Exercise brief — Retype word for word the first line of the listing and each line after it up to the line with "(mtas.south) -- (mtasEnd);", with the pictures taken out.

# START OF Provided data

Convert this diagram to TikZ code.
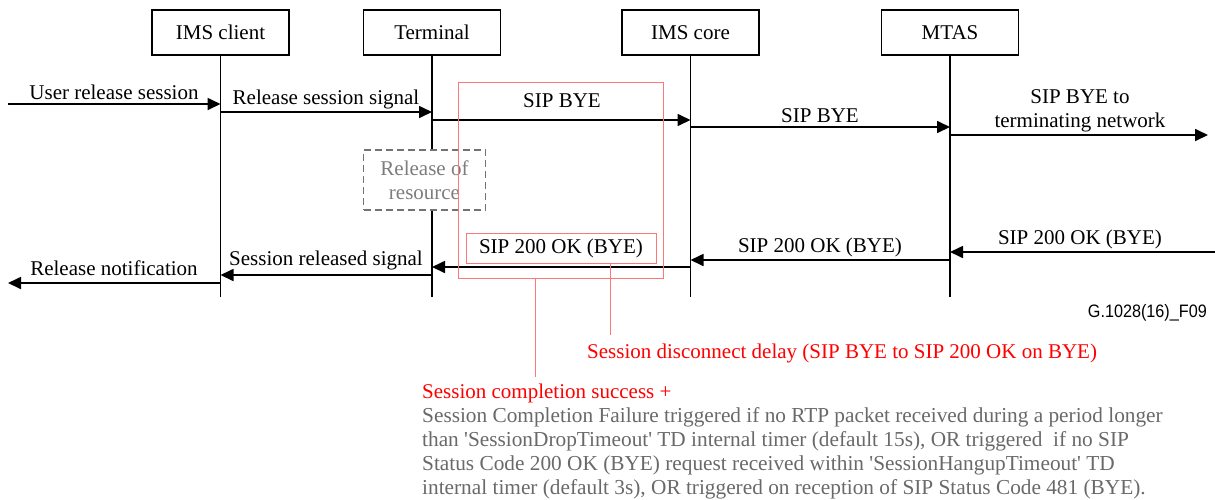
\documentclass[tikz,border=0pt]{standalone}
\usepackage{fontspec}
\setmainfont{Liberation Serif}
\newfontfamily\tagsans[FakeStretch=0.9]{Liberation Sans}
\usetikzlibrary{arrows.meta}

\definecolor{notegrey}{RGB}{105,105,105}
\definecolor{resgrey}{RGB}{125,125,125}
\definecolor{dashgrey}{RGB}{115,115,115}
\definecolor{markred}{RGB}{255,0,0}
\definecolor{framered}{RGB}{252,120,120}

\begin{document}
\begin{tikzpicture}[x=1pt,y=-1pt,
  every node/.style={font=\fontsize{21}{24}\selectfont, inner sep=0pt},
  entity/.style={draw, line width=1.4pt, minimum width=137pt, minimum height=45pt},
  lifeline/.style={line width=1.4pt},
  msg/.style={line width=1.7pt, -{Triangle[length=13pt,width=12pt]}},
  lbl/.style={anchor=base},
  resbox/.style={draw=dashgrey, dashed, dash pattern=on 7pt off 4pt, line width=1.5pt,
    minimum width=122pt, minimum height=60pt, text=resgrey, align=center},
  frame/.style={draw=framered, line width=1pt},
  redline/.style={draw=framered, line width=1pt},
  rednote/.style={text=markred, anchor=base west},
]
\useasboundingbox (0,0) rectangle (1215,499);

% entities
\node[entity] (client) at (220.5,32.5) {IMS client};
\node[entity] (term)   at (432,32.5)   {Terminal};
\node[entity] (core)   at (690.5,32.5) {IMS core};
\node[entity] (mtas)   at (950,32.5)   {MTAS};

% lifeline ends
\coordinate (clientEnd) at (220.5,297);
\coordinate (termEnd)   at (432,297);
\coordinate (coreEnd)   at (690.5,297);
\coordinate (mtasEnd)   at (950,297);

% release of resource on the terminal
\node[resbox] (res) at (424.5,180) {Release of\\resource};

\draw[lifeline] (client.south) -- (clientEnd);
\draw[lifeline] (term.south) -- (term.south |- res.north);
\draw[lifeline] (term.south |- res.south) -- (termEnd);
\draw[lifeline] (core.south) -- (coreEnd);
\draw[lifeline] (mtas.south) -- (mtasEnd);

% message anchor points
\coordinate (userIn)  at (8,104);
\coordinate (cl1)     at (220.5,104);
\coordinate (cl2)     at (220.5,112);
\coordinate (te2)     at (432,112);
\coordinate (te3)     at (432,120);
\coordinate (co3)     at (690.5,120);
\coordinate (co4)     at (690.5,127);
\coordinate (mt4)     at (950,127);
\coordinate (mt5)     at (950,135);
\coordinate (netOut)  at (1208,135);
\coordinate (netIn)   at (1215,252);
\coordinate (mt6)     at (950,252);
\coordinate (mt7)     at (950,260);
\coordinate (co7)     at (690.5,260);
\coordinate (co8)     at (690.5,267);
\coordinate (te8)     at (432,267);
\coordinate (te9)     at (432,275);
\coordinate (cl9)     at (220.5,275);
\coordinate (cl10)    at (220.5,283);
\coordinate (userOut) at (8,283);

% session release
\draw[msg] (userIn) -- (cl1);
\node[lbl] (m1) at (114,99) {User release session};
\draw[msg] (cl2) -- (te2);
\node[lbl] (m2) at (326,104) {Release session signal};
\draw[msg] (te3) -- (co3);
\node[lbl] (m3) at (562,107) {SIP BYE};
\draw[msg] (co4) -- (mt4);
\node[lbl] (m4) at (820,122) {SIP BYE};
\draw[msg] (mt5) -- (netOut);
\node[lbl, align=center] (m5) at (1080,127) {SIP BYE to\\terminating network};

% acknowledgements
\draw[msg] (netIn) -- (mt6);
\node[lbl] (m6) at (1080,244) {SIP 200 OK (BYE)};
\draw[msg] (mt7) -- (co7);
\node[lbl] (m7) at (820,252) {SIP 200 OK (BYE)};
\draw[msg] (co8) -- (te8);
\node[frame, minimum width=190pt, minimum height=30pt] (okbox) at (561,248) {SIP 200 OK (BYE)};
\draw[msg] (te9) -- (cl9);
\node[lbl] (m9) at (326,265) {Session released signal};
\draw[msg] (cl10) -- (userOut);
\node[lbl] (m10) at (114,275) {Release notification};

% measurement window
\node[frame, minimum width=205pt, minimum height=196pt] (window) at (560.5,180) {};

\coordinate (sddEnd) at (610,335);
\coordinate (scsEnd) at (535,377);
\draw[redline] (okbox.south -| sddEnd) -- (sddEnd);
\draw[redline] (window.south -| scsEnd) -- (scsEnd);

\node[anchor=base east, font=\tagsans\fontsize{18}{20}\selectfont] (tag) at (1207,317) {G.1028(16)\_F09};

\node[rednote] (sdd) at (587,358) {Session disconnect delay (SIP BYE to SIP 200 OK on BYE)};
\node[rednote] (scs) at (422,398) {Session completion success +};
\node[anchor=base west, align=left, text=notegrey, font=\fontsize{21.3}{24}\selectfont] (scf) at (422,494)
  {Session Completion Failure triggered if no RTP packet received during a period longer\\
   than \textquotesingle SessionDropTimeout\textquotesingle{} TD internal timer (default 15s), OR triggered\ \ if no SIP\\
   Status Code 200 OK (BYE) request received within \textquotesingle SessionHangupTimeout\textquotesingle{} TD\\
   internal timer (default 3s), OR triggered on reception of SIP Status Code 481 (BYE).};
\end{tikzpicture}
\end{document}
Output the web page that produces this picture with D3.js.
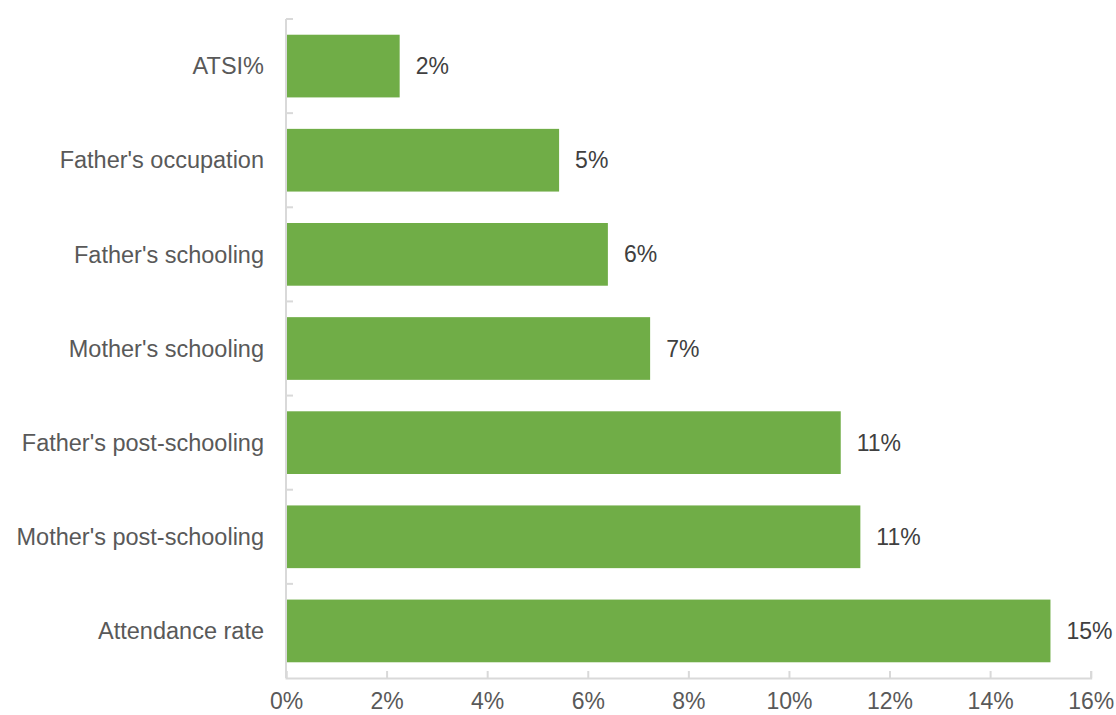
<!DOCTYPE html>
<html>
<head>
<meta charset="utf-8">
<script src="https://cdn.jsdelivr.net/npm/d3@7"></script>
<style>
  html, body { margin: 0; padding: 0; background: #fff; }
  svg { display: block; }
  text { font-family: "Liberation Sans", Arial, sans-serif; }
</style>
</head>
<body>
<svg id="chart" width="1116" height="715"></svg>
<script>
// Factor categories, top to bottom
const categories = [
  "ATSI%",
  "Father's occupation",
  "Father's schooling",
  "Mother's schooling",
  "Father's post-schooling",
  "Mother's post-schooling",
  "Attendance rate"
];

// Share explained by each factor
const values = [0.0226, 0.0543, 0.0640, 0.0724, 0.1103, 0.1142, 0.1520];

// Horizontal axis ticks
const xTicks = [0, 0.02, 0.04, 0.06, 0.08, 0.10, 0.12, 0.14, 0.16];

const width = 1116, height = 715;
const margin = { top: 19, right: 25, bottom: 37, left: 286 };
const fontSize = 23;

const svg = d3.select("#chart");

const x = d3.scaleLinear()
  .domain([0, 0.16])
  .range([margin.left, 1090.7]);

const y = d3.scaleBand()
  .domain(categories)
  .range([margin.top, height - margin.bottom])
  .paddingInner(0.334)
  .paddingOuter(0.167);

const axisColor = "#d9d9d9";
const pct = d3.format(".0%");

// Bars
svg.append("g")
  .selectAll("rect")
  .data(values)
  .join("rect")
  .attr("x", x(0))
  .attr("y", (d, i) => y(categories[i]))
  .attr("width", d => x(d) - x(0))
  .attr("height", y.bandwidth())
  .attr("fill", "#70ad47");

// Value labels
svg.append("g")
  .selectAll("text")
  .data(values)
  .join("text")
  .attr("x", d => x(d) + 16)
  .attr("y", (d, i) => y(categories[i]) + y.bandwidth() / 2)
  .attr("dy", "0.35em")
  .attr("font-size", fontSize)
  .attr("fill", "#404040")
  .text(d => pct(d));

// Bottom axis
const xAxis = svg.append("g")
  .attr("transform", `translate(0,${height - margin.bottom})`)
  .call(d3.axisBottom(x).tickValues(xTicks).tickFormat(pct).tickSizeInner(-7).tickSizeOuter(-7).tickPadding(15));
xAxis.select(".domain").attr("stroke", axisColor).attr("stroke-width", 2);
xAxis.selectAll(".tick line").attr("stroke", axisColor).attr("stroke-width", 2);
xAxis.selectAll(".tick text")
  .attr("font-size", fontSize)
  .attr("fill", "#595959")
  .attr("font-family", "Liberation Sans, Arial, sans-serif");

// Left axis with ticks at band boundaries
const yAxisG = svg.append("g").attr("transform", `translate(${margin.left},0)`);
yAxisG.append("line")
  .attr("x1", 0).attr("x2", 0)
  .attr("y1", margin.top).attr("y2", height - margin.bottom)
  .attr("stroke", axisColor).attr("stroke-width", 2);
const step = y.step();
const boundaries = d3.range(categories.length).map(i => margin.top + i * step);
yAxisG.selectAll("line.btick")
  .data(boundaries)
  .join("line")
  .attr("class", "btick")
  .attr("x1", 0).attr("x2", 7)
  .attr("y1", d => d).attr("y2", d => d)
  .attr("stroke", axisColor).attr("stroke-width", 2);

// Category labels
svg.append("g")
  .selectAll("text")
  .data(categories)
  .join("text")
  .attr("x", 264)
  .attr("y", d => y(d) + y.bandwidth() / 2)
  .attr("dy", "0.35em")
  .attr("text-anchor", "end")
  .attr("font-size", 23.5)
  .attr("fill", "#595959")
  .text(d => d);
</script>
</body>
</html>
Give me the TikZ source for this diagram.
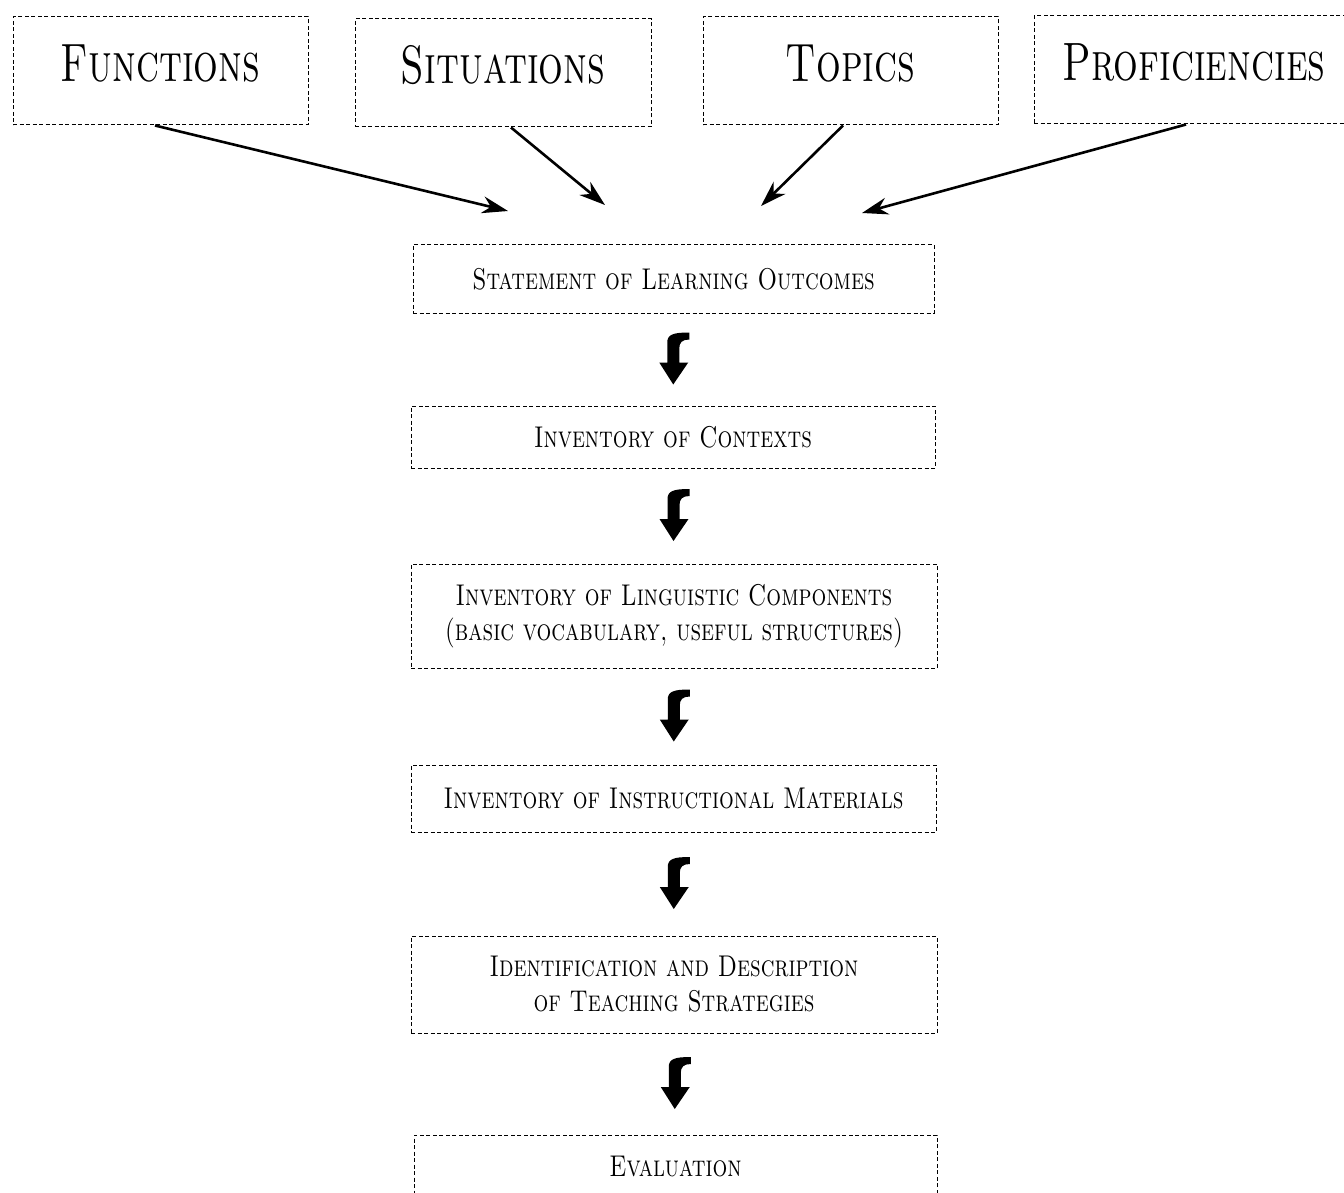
\documentclass[tikz,border=0pt]{standalone}
\usetikzlibrary{arrows.meta,calc}
\newcommand{\narrowtext}[2]{\scalebox{#1}[1]{#2}}
\begin{document}
\begin{tikzpicture}[x=1pt,y=-1pt,
  dbox/.style={draw,line width=1pt,dash pattern=on 4pt off 2.5pt,inner sep=0pt,align=center,font=\fontsize{30}{35}\selectfont\scshape},
  topbox/.style={dbox,font=\fontsize{54}{60}\selectfont\scshape,text height=37pt,text depth=15pt},
  thinarrow/.style={line width=2.6pt,-{Stealth[length=26pt,width=17pt]}},
  blockarrow/.pic={\fill[black] (-6,-22) -- (-6,-42) .. controls (-6,-50) and (0,-52) .. (16,-52) -- (16,-45) .. controls (9,-45) and (6,-42) .. (6,-36) -- (6,-22) -- (15,-22) -- (0,0) -- (-14,-22) -- cycle;}
]
\useasboundingbox (0,0) rectangle (1344,1193);
% top boxes
\node[topbox,minimum width=295pt,minimum height=108pt] (fun) at (160.5,71) {\narrowtext{0.72}{Functions}};
\node[topbox,minimum width=296pt,minimum height=108pt] (sit) at (503,73) {\narrowtext{0.72}{Situations}};
\node[topbox,minimum width=295pt,minimum height=108pt] (top) at (850.5,71) {\narrowtext{0.72}{Topics}};
\node[topbox,minimum width=320pt,minimum height=108pt] (pro) at (1194,70) {\narrowtext{0.72}{Proficiencies}};
% centre boxes
\node[dbox,minimum width=521pt,minimum height=68pt] (slo) at (673.5,279) {\narrowtext{0.775}{Statement of Learning Outcomes}};
\node[dbox,minimum width=524pt,minimum height=62pt] (ioc) at (673,437) {\narrowtext{0.775}{Inventory of Contexts}};
\node[dbox,minimum width=526pt,minimum height=104pt] (ilc) at (674,616) {\narrowtext{0.775}{Inventory of Linguistic Components}\\\narrowtext{0.775}{(basic vocabulary, useful structures)}};
\node[dbox,minimum width=525pt,minimum height=67pt] (iim) at (673.5,798.5) {\narrowtext{0.775}{Inventory of Instructional Materials}};
\node[dbox,minimum width=526pt,minimum height=97pt] (its) at (674,984.5) {\narrowtext{0.775}{Identification and Description}\\\narrowtext{0.775}{of Teaching Strategies}};
\node[dbox,minimum width=523pt,minimum height=62pt] (eva) at (675.5,1166) {\narrowtext{0.775}{Evaluation}};
% converging arrows
\coordinate (t1) at (508,211);
\coordinate (t2) at (605,205);
\coordinate (t3) at (761,206);
\coordinate (t4) at (862,213);
\draw[thinarrow] (fun.south -| 155,0) -- (t1);
\draw[thinarrow] (sit.south -| 511,0) -- (t2);
\draw[thinarrow] (top.south -| 843,0) -- (t3);
\draw[thinarrow] (pro.south -| 1186,0) -- (t4);
% block arrows
\pic at ($(slo.south)!0.5!(ioc.north)$ -| 679,0) [yshift=-25pt] {blockarrow};
\pic at ($(ioc.south)!0.5!(ilc.north)$ -| 678,0) [yshift=-25pt] {blockarrow};
\pic at ($(ilc.south)!0.5!(iim.north)$ -| 679,0) [yshift=-25pt] {blockarrow};
\pic at ($(iim.south)!0.5!(its.north)$ -| 678,0) [yshift=-25pt] {blockarrow};
\pic at ($(its.south)!0.5!(eva.north)$ -| 678,0) [yshift=-25pt] {blockarrow};
\end{tikzpicture}
\end{document}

# END OF Provided data

Expected answer —
Convert this diagram to TikZ code.
\documentclass[tikz,border=0pt]{standalone}
\usepackage{fontspec}
\setmainfont{Liberation Serif}
\newfontfamily\tagsans[FakeStretch=0.9]{Liberation Sans}
\usetikzlibrary{arrows.meta}

\definecolor{notegrey}{RGB}{105,105,105}
\definecolor{resgrey}{RGB}{125,125,125}
\definecolor{dashgrey}{RGB}{115,115,115}
\definecolor{markred}{RGB}{255,0,0}
\definecolor{framered}{RGB}{252,120,120}

\begin{document}
\begin{tikzpicture}[x=1pt,y=-1pt,
  every node/.style={font=\fontsize{21}{24}\selectfont, inner sep=0pt},
  entity/.style={draw, line width=1.4pt, minimum width=137pt, minimum height=45pt},
  lifeline/.style={line width=1.4pt},
  msg/.style={line width=1.7pt, -{Triangle[length=13pt,width=12pt]}},
  lbl/.style={anchor=base},
  resbox/.style={draw=dashgrey, dashed, dash pattern=on 7pt off 4pt, line width=1.5pt,
    minimum width=122pt, minimum height=60pt, text=resgrey, align=center},
  frame/.style={draw=framered, line width=1pt},
  redline/.style={draw=framered, line width=1pt},
  rednote/.style={text=markred, anchor=base west},
]
\useasboundingbox (0,0) rectangle (1215,499);

% entities
\node[entity] (client) at (220.5,32.5) {IMS client};
\node[entity] (term)   at (432,32.5)   {Terminal};
\node[entity] (core)   at (690.5,32.5) {IMS core};
\node[entity] (mtas)   at (950,32.5)   {MTAS};

% lifeline ends
\coordinate (clientEnd) at (220.5,297);
\coordinate (termEnd)   at (432,297);
\coordinate (coreEnd)   at (690.5,297);
\coordinate (mtasEnd)   at (950,297);

% release of resource on the terminal
\node[resbox] (res) at (424.5,180) {Release of\\resource};

\draw[lifeline] (client.south) -- (clientEnd);
\draw[lifeline] (term.south) -- (term.south |- res.north);
\draw[lifeline] (term.south |- res.south) -- (termEnd);
\draw[lifeline] (core.south) -- (coreEnd);
\draw[lifeline] (mtas.south) -- (mtasEnd);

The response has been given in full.